Fatigue behaviour of concrete has become an increasingly popular topic in the last century, especially with the development of railway bridges. Fatigue loading may appear in various forms, from physically applied loads, to indirect loads, including corrosion and thermal fatigue among others. These fatigue loadings may occur independently or in conjunction with the applied fatigue loadings, which could exacerbate the fatigue process and likely decrease the lifespan of the structure. The mechanisms of fatigue failure in concrete may be divided into three phases: (1) crack initiation, (2) progressive growth of micro-cracks, and (3) convergence of micro-cracks to form macro-cracks.

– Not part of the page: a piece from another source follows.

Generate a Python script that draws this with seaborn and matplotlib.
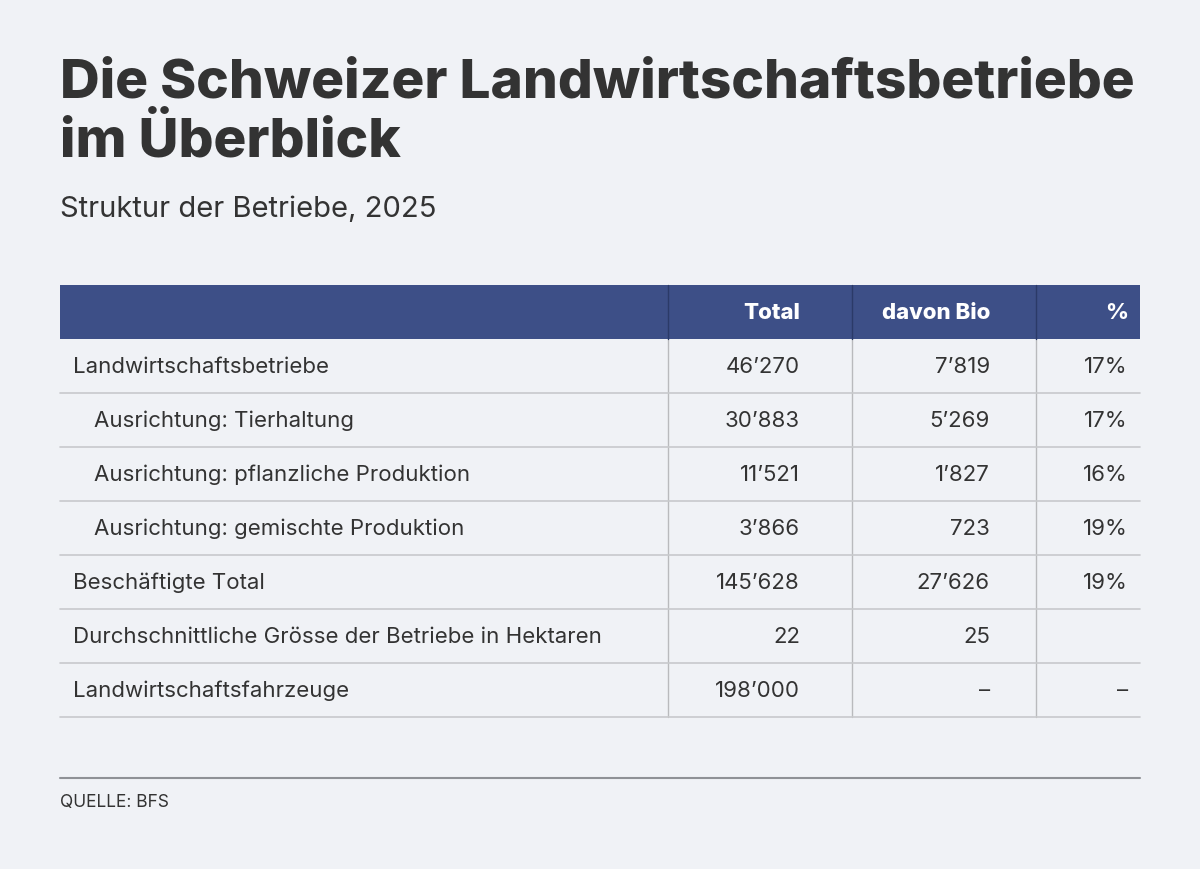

In fibre reinforced concrete (FRC), energy is dissipated in the wake of the crack tip, which increases the load carrying capacity, thereby providing post-cracking ductility. Unlike ferrous materials, concrete was found to exhibit no fatigue limit after 2 million load cycles. However, its performance may be influenced by stress levels, load frequency, boundary conditions, matrix composition, and number of applied cycles. In this paper, the flexural fatigue behaviour of pre-cracked steel fibre reinforced concrete was investigated. Various pre-cracks and load levels were considered. X-ray Computed Tomography (CT) scans were implemented to determine the extent of damage to the fibres within the concrete matrix after fatigue loading.